Há alguma coisa que a tua escola esteja a preparar para o final do ano lectivo?, pergunto ao Carlos (nome fictício). Como assim preparar?, responde-me imediatamente. Por exemplo alguma festa, baile de finalistas, etc., disse-lhe. Ah sim, acho que vai haver uma coisa dessas, um baile de finalistas, disse-me com uma tonalidade de quem não estaria muito interessado no evento. E vais?, perguntei-lhe. Não!, responde-me novamente de imediato. E ficou em silêncio. Parecia não ter mais nada a acrescentar. E na verdade respondeu ao que eu lhe perguntei. E queres explicar-me porquê?, perguntei-lhe.
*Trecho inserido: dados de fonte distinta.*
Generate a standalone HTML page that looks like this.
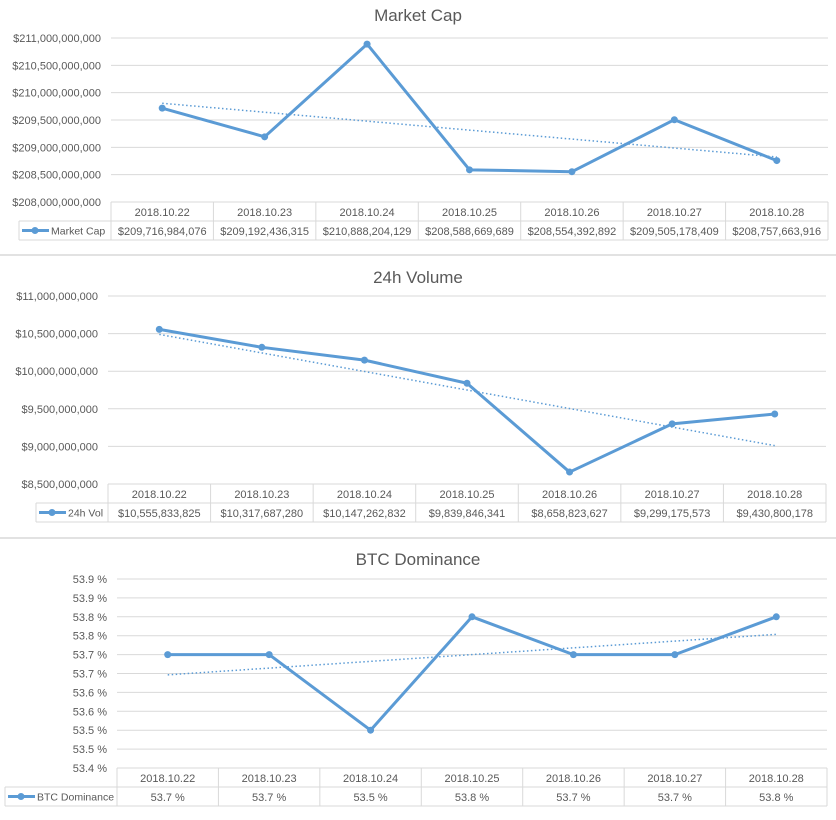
<!DOCTYPE html>
<html><head><meta charset="utf-8"><style>
html,body{margin:0;padding:0;background:#fff;}
svg{display:block;font-family:"Liberation Sans",sans-serif;}
</style></head>
<body>
<svg id="chart" width="836" height="820" viewBox="0 0 836 820" xmlns="http://www.w3.org/2000/svg"></svg>
<script>
const categories = ["2018.10.22","2018.10.23","2018.10.24","2018.10.25","2018.10.26","2018.10.27","2018.10.28"];
const marketCapValues = [209716984076,209192436315,210888204129,208588669689,208554392892,209505178409,208757663916];
const marketCapTicks = ["$208,000,000,000","$208,500,000,000","$209,000,000,000","$209,500,000,000","$210,000,000,000","$210,500,000,000","$211,000,000,000"];
const marketCapLabels = ["$209,716,984,076","$209,192,436,315","$210,888,204,129","$208,588,669,689","$208,554,392,892","$209,505,178,409","$208,757,663,916"];
const volumeValues = [10555833825,10317687280,10147262832,9839846341,8658823627,9299175573,9430800178];
const volumeTicks = ["$8,500,000,000","$9,000,000,000","$9,500,000,000","$10,000,000,000","$10,500,000,000","$11,000,000,000"];
const volumeLabels = ["$10,555,833,825","$10,317,687,280","$10,147,262,832","$9,839,846,341","$8,658,823,627","$9,299,175,573","$9,430,800,178"];
const dominanceValues = [53.70,53.70,53.50,53.80,53.70,53.70,53.80];
const dominanceTicks = ["53.4 %","53.5 %","53.5 %","53.6 %","53.6 %","53.7 %","53.7 %","53.8 %","53.8 %","53.9 %","53.9 %"];
const dominanceLabels = ["53.7 %","53.7 %","53.5 %","53.8 %","53.7 %","53.7 %","53.8 %"];

const NS="http://www.w3.org/2000/svg";
const svg=document.getElementById('chart');
const BLUE="#5b9bd5", GRID="#d9d9d9", TXT="#595959";
function mk(tag,attrs,parent){const e=document.createElementNS(NS,tag);for(const k in attrs)e.setAttribute(k,attrs[k]);(parent||svg).appendChild(e);return e;}

function drawChart(cfg){
  const g=mk('g',{});
  
  
  const t=mk('text',{x:418,y:cfg.titleY,'text-anchor':'middle','font-size':17,fill:TXT},g);
  t.textContent=cfg.title;
  
  
  const n=cfg.ticks.length;
  const yScale=v=>cfg.bottom-(v-cfg.min)/(cfg.max-cfg.min)*(cfg.bottom-cfg.top);
  const cw=(cfg.right-cfg.left)/categories.length;
  const xScale=i=>cfg.left+cw*(i+0.5);
  for(let i=0;i<n;i++){
    const y=cfg.bottom-i*(cfg.bottom-cfg.top)/(n-1);
    if(i>0){const l=mk('line',{x1:cfg.left,x2:cfg.right,y1:y,y2:y,stroke:GRID,'stroke-width':1},g);
      
      }
    const tl=mk('text',{x:cfg.labelX,y:y+4,'text-anchor':'end','font-size':11,fill:TXT},g);
    tl.textContent=cfg.ticks[i];
    
    
  }
  const rh=19, b=cfg.bottom;
  const tg=mk('g',{stroke:GRID,'stroke-width':1,fill:'none'},g);
  
  
  mk('line',{x1:cfg.left,x2:cfg.right,y1:b,y2:b},tg);
  mk('line',{x1:cfg.legL,x2:cfg.right,y1:b+rh,y2:b+rh},tg);
  mk('line',{x1:cfg.legL,x2:cfg.right,y1:b+2*rh,y2:b+2*rh},tg);
  mk('line',{x1:cfg.legL,x2:cfg.legL,y1:b+rh,y2:b+2*rh},tg);
  for(let i=0;i<=categories.length;i++){const x=cfg.left+cw*i;mk('line',{x1:x,x2:x,y1:b,y2:b+2*rh},tg);}
  categories.forEach((c,i)=>{
    const ct=mk('text',{x:xScale(i),y:b+14,'text-anchor':'middle','font-size':11,fill:TXT},g);
    ct.textContent=c;
    
    
    const vt=mk('text',{x:xScale(i),y:b+rh+14,'text-anchor':'middle','font-size':11,fill:TXT},g);
    vt.textContent=cfg.labels[i];
    
    
  });
  const lk=mk('g',{},g);
  
  
  const ly=b+rh+9.5;
  mk('line',{x1:cfg.legL+3,x2:cfg.legL+30,y1:ly,y2:ly,stroke:BLUE,'stroke-width':3},lk);
  mk('circle',{cx:cfg.legL+16,cy:ly,r:3.5,fill:BLUE},lk);
  const lt=mk('text',{x:cfg.legL+32,y:ly+4,'font-size':10.5,fill:TXT},lk);
  lt.textContent=cfg.series;
  const vals=cfg.values, m=vals.length;
  const mx=(m-1)/2, my=vals.reduce((a,v)=>a+v,0)/m;
  let sxy=0,sxx=0;vals.forEach((v,i)=>{sxy+=(i-mx)*(v-my);sxx+=(i-mx)*(i-mx);});
  const sl=sxy/sxx;
  const tr=mk('line',{x1:xScale(0),y1:yScale(my-sl*mx),x2:xScale(m-1),y2:yScale(my+sl*mx),stroke:BLUE,'stroke-width':1.5,'stroke-dasharray':'1.5,2.5'},g);
  
  
  const pts=vals.map((v,i)=>xScale(i)+','+yScale(v)).join(' ');
  const pl=mk('polyline',{points:pts,fill:'none',stroke:BLUE,'stroke-width':3,'stroke-linejoin':'round'},g);
  
  
  vals.forEach((v,i)=>{
    const c=mk('circle',{cx:xScale(i),cy:yScale(v),r:3.5,fill:BLUE},g);
    
    
  });
}
drawChart({name:'market-cap',title:'Market Cap',series:'Market Cap',titleY:21,top:38,bottom:202,left:111,right:828,labelX:101,legL:19,min:208e9,max:211e9,ticks:marketCapTicks,labels:marketCapLabels,values:marketCapValues});
drawChart({name:'volume',title:'24h Volume',series:'24h Vol',titleY:283,top:296,bottom:484,left:108,right:826,labelX:98,legL:36,min:8.5e9,max:11e9,ticks:volumeTicks,labels:volumeLabels,values:volumeValues});
drawChart({name:'btc-dominance',title:'BTC Dominance',series:'BTC Dominance',titleY:565,top:579,bottom:768,left:117,right:827,labelX:107,legL:5,min:53.4,max:53.9,ticks:dominanceTicks,labels:dominanceLabels,values:dominanceValues});
[255,538].forEach(y=>{
  const s=mk('line',{x1:0,x2:836,y1:y,y2:y,stroke:GRID,'stroke-width':1.5});
  
  
});
</script>
</body></html>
Não quero ir. Não gosto da ideia. Não gosto de música. Não sei o que é que fazem mais nesses bailes, mas não gosto da ideia, referiu. Também podem dançar, respondi-lhe. Olhou para mim com um certo ar incrédulo. Não gosto de dançar. Nunca dancei. Podes conversar com alguém que conheças que vá, acrescentei-lhe. Conheces alguém que vá?, perguntei-lhe. Sim!, respondeu-me. É alguém que conheces bem?, perguntei-lhe. Sim!, disse-me. Já falaste com ela sobre o baile?, perguntei-lhe. Não, mas ela não tem falado de outra coisa. Anda a falar de comprar ou alugar uma roupa qualquer esquisita!, disse. Roupa esquisita?, perguntei-lhe. Sim, um vestido!, respondeu-me. É algo muito comum das raparigas quererem levar a um baile de finalistas. E os rapazes costumam escolher levar um fato, por exemplo, disse-lhe. Aquilo com gravata?, perguntou-me com ar algo aflito. Sim, mas não obrigatoriamente.


Este diálogo com o Carlos e que poderia perfeitamente acontecer com a Daniela (nome fictício), igualmente finalista como o Carlos, mostra a forma como muitos jovens autistas podem encarar este tipo de eventos. No caso do Carlos, as hipersensibilidades auditivas e tácteis são sentidas como um grande entrave. Quando falamos da roupa a levar verificamos que há todo um conjunto de constrangimentos para além da gravata. A própria camisa com colarinho torna-se um problema. E ainda que tenha referido a possibilidade de usar uma gola de padre. A resposta imediata foi de que a camisa tem botões. Não que o Carlos não os saiba abotoar. Já teve mais dificuldades, agora não. Mas o simples facto de ter de fazer um determinado esforço para algo que sente que não lhe faz sentido ir é visto como um dos grandes impedimentos.


Obviamente que o Carlos, a Daniela e tantos outros jovens autistas não têm de obrigatoriamente ir ao baile de finalistas ou a qualquer outro tipo de eventos. Assim como qualquer um de nós. No entanto, percebemos que estes e outro tipo de eventos sociais são fundamentais para estabelecer e consolidar as relações com as pessoas. E por isso parece fundamental que se possa ir trabalhando estes aspectos com as pessoas autistas ao longo da vida. Volto a sublinhar que não se trata de obrigar as pessoas autistas a fazerem algo que é excruciante para sim. Mas quando se explora com maior detalhe algumas das razões das pessoas autistas de não irem a eventos tais como o baile de finalistas, verificamos que caso eles vão, temos garantia de que não será uma experiência horrível.


Tal como em outras situações, mesmo que quotidianas, em que se adapta a textura das roupas devido à hipersensibilidade. Ou se usa uns fones com cancelamento de ruído devido à música que vai estar a tocar no recinto. E porque não ensinar a dançar, tal como se ensina a atar os atilhos dos sapatos e os botões da camisa, etc. Além do mais, é mais do que plausível que se possa dizer ao jovem autista que pode ir ao baile de finalistas e sair na altura da Cinderela. Ou seja, não precisa de estar todo o tempo de duração do evento. E quando no evento não precisa de estar todo o tempo imerso na situação. Ou seja, todo o acontecimento pode ser preparado e antecipado até um determinado limite com a pessoa autista para ajudar a ter um conjunto de respostas para dar em várias situações possíveis de acontecer.